Goal of the exercise: Wherever "this" appears in a line, copy that line.

Data for the task:
+ + + +
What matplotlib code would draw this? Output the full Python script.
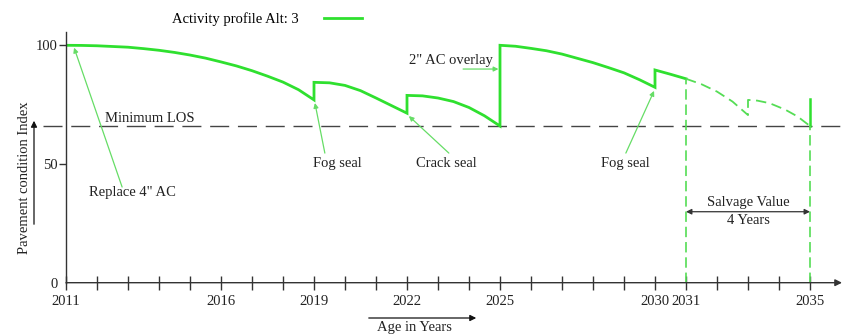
import matplotlib
matplotlib.use('Agg')
import matplotlib.pyplot as plt

plt.rcParams['font.family'] = ['Liberation Serif', 'DejaVu Serif']
plt.rcParams['lines.scale_dashes'] = False

# solid profile (jumps are repeated years)
years_solid = [2011, 2011.5, 2012, 2012.5, 2013, 2013.5, 2014, 2014.5, 2015,
               2015.5, 2016, 2016.5, 2017, 2017.5, 2018, 2018.5, 2019,
               2019, 2019.5, 2020, 2020.5, 2021, 2021.5, 2022,
               2022, 2022.5, 2023, 2023.5, 2024, 2024.5, 2025,
               2025, 2025.5, 2026, 2026.5, 2027, 2027.5, 2028, 2028.5,
               2029, 2029.5, 2030,
               2030, 2030.5, 2031]
pci_solid = [100, 99.95, 99.8, 99.5, 99.2, 98.6, 97.9, 97.0, 95.9,
             94.6, 93.0, 91.3, 89.3, 87.0, 84.5, 81.3, 77.0,
             84.4, 84.2, 83.1, 80.9, 77.8, 74.6, 71.4,
             78.9, 78.7, 77.8, 76.3, 73.8, 70.3, 66.0,
             100, 99.6, 98.7, 97.7, 96.3, 94.5, 92.7, 90.6,
             88.4, 85.5, 82.3,
             89.6, 87.8, 85.9]

# projected part (dashed)
years_proj = [2031, 2031.5, 2032, 2032.5, 2033,
              2033, 2033.3, 2033.7, 2034.2, 2034.6, 2035]
pci_proj = [85.9, 83.6, 80.5, 76.3, 70.6,
            77.0, 76.7, 75.6, 72.9, 70.0, 66.0]

end_year = 2035
end_pci = [66.0, 77.3]
analysis_year = 2031
min_los = 66

tick_years = list(range(2011, 2036))
labeled_years = [2011, 2016, 2019, 2022, 2025, 2030, 2031, 2035]

green = '#2fe02f'
lgreen = '#55dd55'
dark = '#333333'
fs = 10.5

fig = plt.figure(figsize=(8.48, 3.35), dpi=100)
W, H = 848, 335
ax = fig.add_axes([66 / W, (H - 282.7) / H, (842 - 66) / W, (282.7 - 32) / H])
ax.set_xlim(2011, 2011 + 776 / 31)
ax.set_ylim(0, 250.7 / 2.374)

for s in ['top', 'right', 'bottom']:
    ax.spines[s].set_visible(False)
ax.spines['left'].set_color(dark)
ax.spines['left'].set_linewidth(1.0)

ax.set_xticks(tick_years)
ax.set_xticklabels([str(y) if y in labeled_years else '' for y in tick_years])
ax.tick_params(axis='x', direction='inout', length=9.5, width=1.0, color=dark,
               labelsize=fs, labelcolor='#222222', pad=4)
ax.set_yticks([0, 50, 100])
ax.set_yticklabels(['0', '50', '100'])
ax.tick_params(axis='y', direction='out', length=5, width=1.0, color=dark,
               labelsize=fs, labelcolor='#222222', pad=1)
ax.yaxis.get_major_ticks()[0].tick1line.set_visible(False)

# x axis line with arrow
ax.annotate('', xy=(1.0, 0), xytext=(0, 0), xycoords=('axes fraction', 'data'),
            textcoords=('axes fraction', 'data'),
            arrowprops=dict(arrowstyle='-|>', color=dark, lw=1.0,
                            mutation_scale=10, shrinkA=0, shrinkB=0),
            annotation_clip=False)

# minimum LOS line
ax.plot([2010.26, 2036.25], [min_los, min_los], color='#444444', lw=1.0,
        dashes=(13.7, 6.3), clip_on=False)

ax.plot(years_solid, pci_solid, color=green, lw=2.0, solid_joinstyle='miter',
        label='Activity profile Alt: 3')
ax.plot(years_proj, pci_proj, color=lgreen, lw=1.3, dashes=(7.5, 4.0))
ax.plot([end_year, end_year], end_pci, color=green, lw=1.8)
ax.plot([analysis_year, analysis_year], [0, pci_proj[0]], color=lgreen, lw=1.2,
        dashes=(7.5, 3.5))
ax.plot([end_year, end_year], [0, end_pci[0]], color=lgreen, lw=1.2,
        dashes=(7.5, 3.5))

# annotation arrows
arr = dict(arrowstyle='-|>', color='#66dd66', lw=0.9, mutation_scale=7,
           shrinkA=0, shrinkB=0)
ax.annotate('', xy=(2011.26, 99), xytext=(2012.81, 40.3), arrowprops=arr)
ax.text(2013.13, 37.8, 'Replace 4" AC', fontsize=fs, ha='center', va='center', color='#222222')
ax.annotate('', xy=(2019.03, 75.7), xytext=(2019.35, 54.6), arrowprops=arr)
ax.text(2019.77, 50.4, 'Fog seal', fontsize=fs, ha='center', va='center', color='#222222')
ax.annotate('', xy=(2022.06, 70.2), xytext=(2023.35, 54.6), arrowprops=arr)
ax.text(2023.26, 50.4, 'Crack seal', fontsize=fs, ha='center', va='center', color='#222222')
ax.annotate('', xy=(2029.97, 80.8), xytext=(2029.06, 54.6), arrowprops=arr)
ax.text(2029.03, 50.4, 'Fog seal', fontsize=fs, ha='center', va='center', color='#222222')
ax.annotate('', xy=(2024.95, 90.0), xytext=(2023.81, 90.0), arrowprops=arr)
ax.text(2023.42, 93.4, '2" AC overlay', fontsize=fs, ha='center', va='center', color='#222222')
ax.text(2013.71, 69.3, 'Minimum LOS', fontsize=fs, ha='center', va='center', color='#222222')

# salvage value
ax.annotate('', xy=(2031, 29.9), xytext=(2035, 29.9),
            arrowprops=dict(arrowstyle='<|-|>', color=dark, lw=0.9,
                            mutation_scale=8, shrinkA=0, shrinkB=0))
ax.text(2033.0, 33.6, 'Salvage Value', fontsize=fs, ha='center', va='center', color='#222222')
ax.text(2033.0, 26.0, '4 Years', fontsize=fs, ha='center', va='center', color='#222222')

# axis titles with arrows
fig.text(25 / W, 1 - 178 / H, 'Pavement condition Index', rotation=90,
         fontsize=fs, ha='center', va='center', color='#222222')
fig.add_artist(matplotlib.patches.FancyArrowPatch(
    (34 / W, 1 - 227 / H), (34 / W, 1 - 118 / H), transform=fig.transFigure,
    arrowstyle='-|>', mutation_scale=9, color='#111111', lw=0.9))
fig.text(414 / W, 1 - 327 / H, 'Age in Years', fontsize=fs, ha='center',
         va='center', color='#222222')
fig.add_artist(matplotlib.patches.FancyArrowPatch(
    (366 / W, 1 - 318 / H), (479 / W, 1 - 318 / H), transform=fig.transFigure,
    arrowstyle='-|>', mutation_scale=9, color='#111111', lw=0.9))

ax.legend(loc='center', bbox_to_anchor=(267 / W, 1 - 19 / H),
          bbox_transform=fig.transFigure, frameon=False, markerfirst=False,
          handlelength=2.6, handletextpad=1.7, fontsize=fs)

fig.savefig('out.png', dpi=100, facecolor='white')
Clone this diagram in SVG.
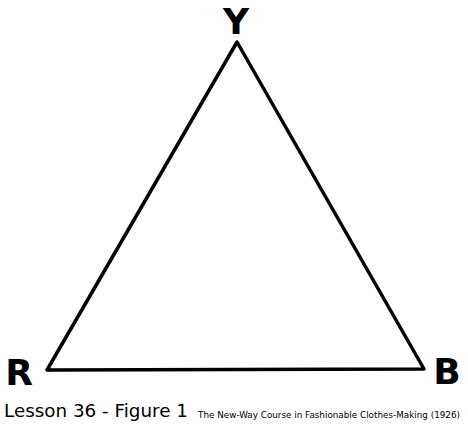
<svg xmlns="http://www.w3.org/2000/svg" width="468" height="425" viewBox="0 0 468 425">
<style>
.edge{fill:none;stroke:#000;stroke-width:3.5;stroke-linejoin:round;stroke-linecap:round}
.lbl{font-family:"DejaVu Sans",sans-serif;font-size:36px;font-weight:bold;fill:#000}
.cap{font-family:"DejaVu Sans",sans-serif;fill:#000}
</style>
<rect width="468" height="425" fill="#fff"/>
<g id="connectors">
<path class="edge" d="M237,42 L47,370 L424,369 Z"/>
</g>
<g id="nodeY"><text class="lbl" x="236" y="34" text-anchor="middle">Y</text></g>
<g id="nodeR"><text class="lbl" x="19" y="385" text-anchor="middle">R</text></g>
<g id="nodeB"><text class="lbl" x="447" y="384" text-anchor="middle">B</text></g>
<g id="caption">
<text class="cap" x="4" y="417" font-size="17" textLength="184" lengthAdjust="spacingAndGlyphs">Lesson 36 - Figure 1</text>
<text class="cap" x="198" y="418" font-size="9" textLength="262" lengthAdjust="spacingAndGlyphs">The New-Way Course in Fashionable Clothes-Making (1926)</text>
</g>
</svg>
+ + + +
Correct result:
What matplotlib code would draw this? Output the full Python script.
Clone this diagram in SVG.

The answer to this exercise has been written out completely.